Subscribe

Successful cloud strategies need business drivers

By Tracy Burrows, ITWeb contributor.
Johannesburg, 01 Jul 2021
Naseem Ahmed, cloud enablement practice lead at Synthesis.
Naseem Ahmed, cloud enablement practice lead at Synthesis.

Although much of the cloud migration taking place in South Africa is being driven by IT, cloud journeys need to be informed by business goals in the longer term.

This emerged during an executive round table on cloud adoption hosted by Synthesis in partnership with AWS this week.

Naseem Ahmed, cloud enablement practice lead at Synthesis, said organisations were already moving to the cloud, but often in a way that was not coordinated and strategic.

 “What we are seeing is there are business units with certain requirements and a lack of the necessary infrastructure, so they create a cloud account, deploy an application and their goal is achieved," Ahmed said. "Because of their success, more teams want in on this phenomenon, and this is where your problem starts."

How are you going to separate workloads, allocate the costs associated with this infrastructure, control permissions in this environment, and put controls in place to ensure you know what is happening within these environments?

“In your on-premise environment, you have spent years fine tuning policies, procedures and governance, but what works for on-premise does not always work in the cloud. So we need to take a step back and start the process with the correct thinking, asking: why are we going on this journey?”

Ahmed said common business drivers included cost reduction, agility and productivity, security and operational resilience, hardware/software end of life, data centre consolidation, digital transformation, going global, or new technologies such as AI/ML and IOT. “The decision has to be taken at the highest level of the organisation. If the business reason for why is not known, how will you assess the success of the move?” 

Alexander Lozhechkin, senior manager, Partner Solutions Architecture at AWS EMEA.
Alexander Lozhechkin, senior manager, Partner Solutions Architecture at AWS EMEA.

He  noted that cloud adoption should ideally be piecemeal. “You cannot boil the ocean.

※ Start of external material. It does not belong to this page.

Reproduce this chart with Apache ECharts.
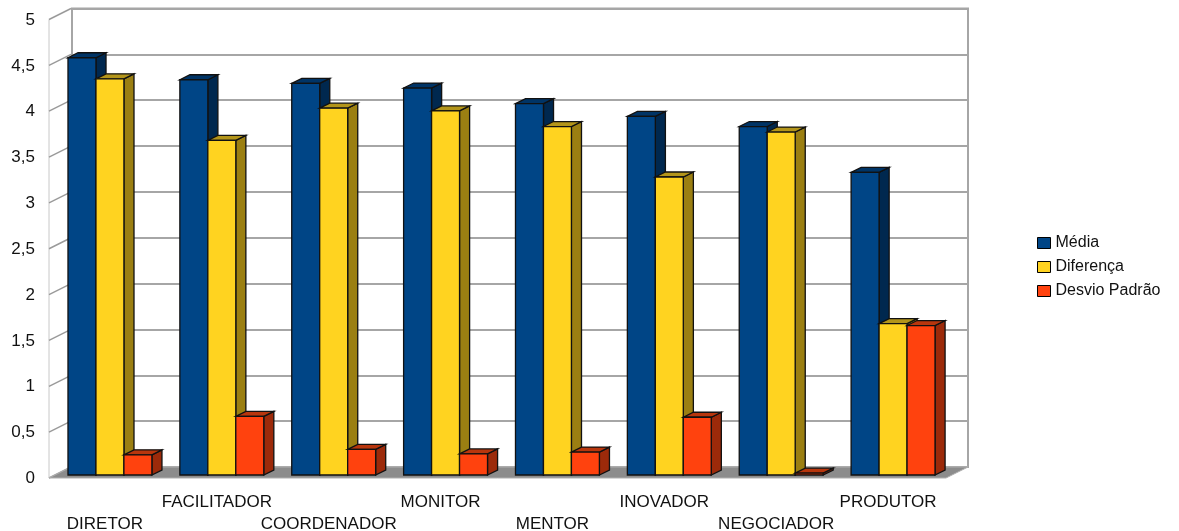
<!DOCTYPE html>
<html>
<head>
<meta charset="utf-8">
<script src="https://cdn.jsdelivr.net/npm/echarts@6/dist/echarts.min.js"></script>
<style>
  html, body { margin: 0; padding: 0; background: #fff; }
  #main { width: 1179px; height: 531px; }
</style>
</head>
<body>
<div id="main"></div>
<script>
// dados
var categories = ['DIRETOR', 'FACILITADOR', 'COORDENADOR', 'MONITOR', 'MENTOR', 'INOVADOR', 'NEGOCIADOR', 'PRODUTOR'];
var media = [4.55, 4.31, 4.27, 4.22, 4.05, 3.91, 3.80, 3.30];
var diferenca = [4.32, 3.65, 4.00, 3.97, 3.80, 3.25, 3.74, 1.65];
var desvio = [0.22, 0.64, 0.28, 0.23, 0.25, 0.63, 0.02, 1.63];
var yTicks = [0, 0.5, 1, 1.5, 2, 2.5, 3, 3.5, 4, 4.5, 5];
var seriesNames = ['Média', 'Diferença', 'Desvio Padrão'];

var font = '"Liberation Sans", Arial, sans-serif';

// cores: frente, lado, topo
var faces = [
    ['#004586', '#00284f', '#003466'],
    ['#ffd320', '#9b7f12', '#b3951a'],
    ['#ff420e', '#9c2a0a', '#b8360d']
];

function barRender(s) {
    return function (params, api) {
        var i = api.value(0), v = api.value(1);
        var base = api.coord([i, 0]);
        var top = api.coord([i, v]);
        var band = api.size([1, 0])[0];
        var w = band * 0.25;
        var x0 = base[0] - 1.5 * w + s * w;
        var x1 = x0 + w;
        var dx = band * 0.09, dy = -5;
        var st = { stroke: '#111', lineWidth: 1.3 };
        return {
            type: 'group',
            children: [
                { type: 'polygon', shape: { points: [[x1, top[1]], [x1 + dx, top[1] + dy], [x1 + dx, base[1] + dy], [x1, base[1]]] },
                  style: Object.assign({ fill: faces[s][1] }, st) },
                { type: 'polygon', shape: { points: [[x0, top[1]], [x0 + dx, top[1] + dy], [x1 + dx, top[1] + dy], [x1, top[1]]] },
                  style: Object.assign({ fill: faces[s][2] }, st) },
                { type: 'rect', shape: { x: x0, y: top[1], width: w, height: base[1] - top[1] },
                  style: Object.assign({ fill: faces[s][0] }, st) }
            ]
        };
    };
}

// chão e parede lateral
function decorRender(params, api) {
    var cs = params.coordSys;
    var base = api.coord([0, 0])[1];
    var fl = cs.x - 5, fr = cs.x + cs.width - 3;
    var bdx = 22, bdy = -11;
    var children = [];
    children.push({ type: 'line', shape: { x1: fl, y1: api.coord([0, 5])[1] + 3, x2: fl, y2: base + 3 },
        style: { stroke: '#c8c8c8', lineWidth: 1 } });
    yTicks.forEach(function (t) {
        var y = api.coord([0, t])[1] + 3;
        children.push({ type: 'line', shape: { x1: fl, y1: y, x2: fl + bdx, y2: y + bdy },
            style: { stroke: '#9a9a9a', lineWidth: 1.5 } });
    });
    children.push({ type: 'polygon', shape: { points: [[fl, base + 3], [fl + bdx, base + 3 + bdy], [fr + bdx, base + 3 + bdy], [fr, base + 3]] },
        style: { fill: '#8c8c8c', stroke: '#b0b0b0', lineWidth: 1 } });
    return { type: 'group', children: children };
}

var myChart = echarts.init(document.getElementById('main'));

var option = {
    animation: false,
    backgroundColor: '#fff',
    textStyle: { fontFamily: font },
    legend: {
        data: seriesNames.map(function (n) { return { name: n, icon: 'rect' }; }),
        orient: 'vertical',
        left: 1032,
        top: 230,
        itemWidth: 13,
        itemHeight: 11,
        itemGap: 8,
        itemStyle: { borderColor: '#000', borderWidth: 1 },
        textStyle: { fontSize: 16, color: '#111', fontFamily: font }
    },
    grid: [
        { left: 54, top: 16.5, width: 895, height: 458.5, outerBoundsMode: 'none' },
        { left: 72, top: 8.5, width: 896, height: 458.5, outerBoundsMode: 'none',
          show: true, borderColor: '#a6a6a6', borderWidth: 2, backgroundColor: '#fff' },
        // plano frontal, só para os rótulos do eixo y
        { left: 54, top: 20, width: 895, height: 458.5, outerBoundsMode: 'none' }
    ],
    xAxis: [
        {
            type: 'category', gridIndex: 0, data: categories,
            axisLine: { show: false }, axisTick: { show: false },
            axisLabel: {
                interval: 0, margin: 16, fontSize: 17, color: '#111', fontFamily: font,
                lineHeight: 22, padding: [0, 10, 0, 0],
                formatter: function (val, idx) { return idx % 2 ? val + '\n ' : ' \n' + val; }
            }
        },
        { type: 'value', gridIndex: 1, min: 0, max: 1, show: false },
        { type: 'value', gridIndex: 2, min: 0, max: 1, show: false }
    ],
    yAxis: [
        {
            type: 'value', gridIndex: 0, min: 0, max: 5, interval: 0.5,
            axisLine: { show: false }, axisTick: { show: false }, splitLine: { show: false },
            axisLabel: { show: false }
        },
        {
            type: 'value', gridIndex: 1, min: 0, max: 5, interval: 0.5,
            axisLine: { show: false }, axisTick: { show: false }, axisLabel: { show: false },
            splitLine: { lineStyle: { color: '#a6a6a6', width: 2 } }
        },
        {
            type: 'value', gridIndex: 2, min: 0, max: 5, interval: 0.5,
            axisLine: { show: false }, axisTick: { show: false }, splitLine: { show: false },
            axisLabel: {
                margin: 19, fontSize: 17, color: '#111', fontFamily: font,
                formatter: function (v) { return String(v).replace('.', ','); }
            }
        }
    ],
    series: [
        { type: 'custom', name: 'decor', xAxisIndex: 0, yAxisIndex: 0, silent: true, z: 1,
          data: [[0, 0]], renderItem: decorRender },
        { type: 'custom', name: seriesNames[0], xAxisIndex: 0, yAxisIndex: 0, z: 2,
          itemStyle: { color: faces[0][0] }, renderItem: barRender(0),
          data: media.map(function (v, i) { return [i, v]; }) },
        { type: 'custom', name: seriesNames[1], xAxisIndex: 0, yAxisIndex: 0, z: 2,
          itemStyle: { color: faces[1][0] }, renderItem: barRender(1),
          data: diferenca.map(function (v, i) { return [i, v]; }) },
        { type: 'custom', name: seriesNames[2], xAxisIndex: 0, yAxisIndex: 0, z: 2,
          itemStyle: { color: faces[2][0] }, renderItem: barRender(2),
          data: desvio.map(function (v, i) { return [i, v]; }) }
    ]
};
myChart.setOption(option);
</script>
</body>
</html>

You need to migrate individual workloads, and start building the processes and governance, skills and training required. Cloud adoption will impact many people within the organisation. On this journey, ideally you’d like to go with a partner such as Synthesis, who are positioned to help organisations prepare and migrate to the cloud.”

Alexander Lozhechkin, senior manager, partner solutions architecture at AWS in the EMEA region, echoed these views. He noted: “The conversation in EMEA has moved from whether to move or why to move to cloud, to how to move to cloud. People are asking: how can we move to the cloud tomorrow? However, there is no easy answer – it takes effort, and there are many aspects that attention must be paid to.”

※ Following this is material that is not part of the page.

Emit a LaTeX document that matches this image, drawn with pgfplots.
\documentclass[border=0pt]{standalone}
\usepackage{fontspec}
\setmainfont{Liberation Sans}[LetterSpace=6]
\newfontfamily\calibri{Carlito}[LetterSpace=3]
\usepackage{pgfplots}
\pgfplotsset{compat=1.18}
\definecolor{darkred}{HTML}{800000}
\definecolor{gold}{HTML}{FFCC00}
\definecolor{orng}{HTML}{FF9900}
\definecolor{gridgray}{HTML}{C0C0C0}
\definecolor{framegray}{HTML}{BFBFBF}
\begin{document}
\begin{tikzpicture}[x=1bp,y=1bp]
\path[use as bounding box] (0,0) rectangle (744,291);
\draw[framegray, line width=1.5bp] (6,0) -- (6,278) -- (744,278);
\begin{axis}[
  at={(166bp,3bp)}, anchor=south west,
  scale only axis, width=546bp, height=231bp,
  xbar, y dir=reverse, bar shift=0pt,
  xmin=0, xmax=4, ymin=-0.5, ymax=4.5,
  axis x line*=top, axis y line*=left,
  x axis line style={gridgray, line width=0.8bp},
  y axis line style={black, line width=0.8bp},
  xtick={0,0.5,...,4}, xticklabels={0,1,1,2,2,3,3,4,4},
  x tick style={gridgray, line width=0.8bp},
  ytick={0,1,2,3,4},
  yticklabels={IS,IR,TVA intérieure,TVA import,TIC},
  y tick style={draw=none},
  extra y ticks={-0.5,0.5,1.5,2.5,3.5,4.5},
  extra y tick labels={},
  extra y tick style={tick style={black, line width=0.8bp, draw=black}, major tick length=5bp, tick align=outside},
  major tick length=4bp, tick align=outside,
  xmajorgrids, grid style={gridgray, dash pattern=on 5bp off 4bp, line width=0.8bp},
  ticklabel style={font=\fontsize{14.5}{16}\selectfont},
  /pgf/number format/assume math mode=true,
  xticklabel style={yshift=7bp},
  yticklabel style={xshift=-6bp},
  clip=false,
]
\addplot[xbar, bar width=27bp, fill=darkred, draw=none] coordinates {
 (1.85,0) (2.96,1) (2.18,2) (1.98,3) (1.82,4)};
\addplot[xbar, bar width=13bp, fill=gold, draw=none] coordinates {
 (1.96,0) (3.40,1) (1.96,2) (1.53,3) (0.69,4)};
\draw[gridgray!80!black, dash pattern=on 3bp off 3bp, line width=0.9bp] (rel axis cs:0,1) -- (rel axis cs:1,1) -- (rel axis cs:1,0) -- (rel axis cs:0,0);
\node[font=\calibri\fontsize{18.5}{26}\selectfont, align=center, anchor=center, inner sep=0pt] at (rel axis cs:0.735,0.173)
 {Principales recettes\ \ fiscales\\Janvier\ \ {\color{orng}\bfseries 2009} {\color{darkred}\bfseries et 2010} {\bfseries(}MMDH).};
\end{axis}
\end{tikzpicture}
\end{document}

Lozhechkin said the number one priority should be commitment from business leaders - to tie the move to business outcomes and objectives. “Cloud is not about IT transformation, but business transformation. If the leaders are not aligned, it will be a painful process,” he said.

He also advised that organisations start with easy workloads, to reinforce the benefits of the cloud, and to work to close any skills gaps. “Partners are critical for this journey to quickly cover the skills gap – it allows you to ‘borrow’ expertise while you upskill your staff.”

Participants in the round table noted that in many local organisations, business leaders did not fully understand the cloud, and that IT remained the driver of cloud migrations. They also pointed out that many mission critical applications in South Africa were still bandwidth-heavy legacy applications, which made the cloud unsuitable for many of them.

Ahmed and Lozhechkin said not all workloads were suited to the cloud, but said every organisation could benefit from starting the journey and moving at least some workloads to the cloud.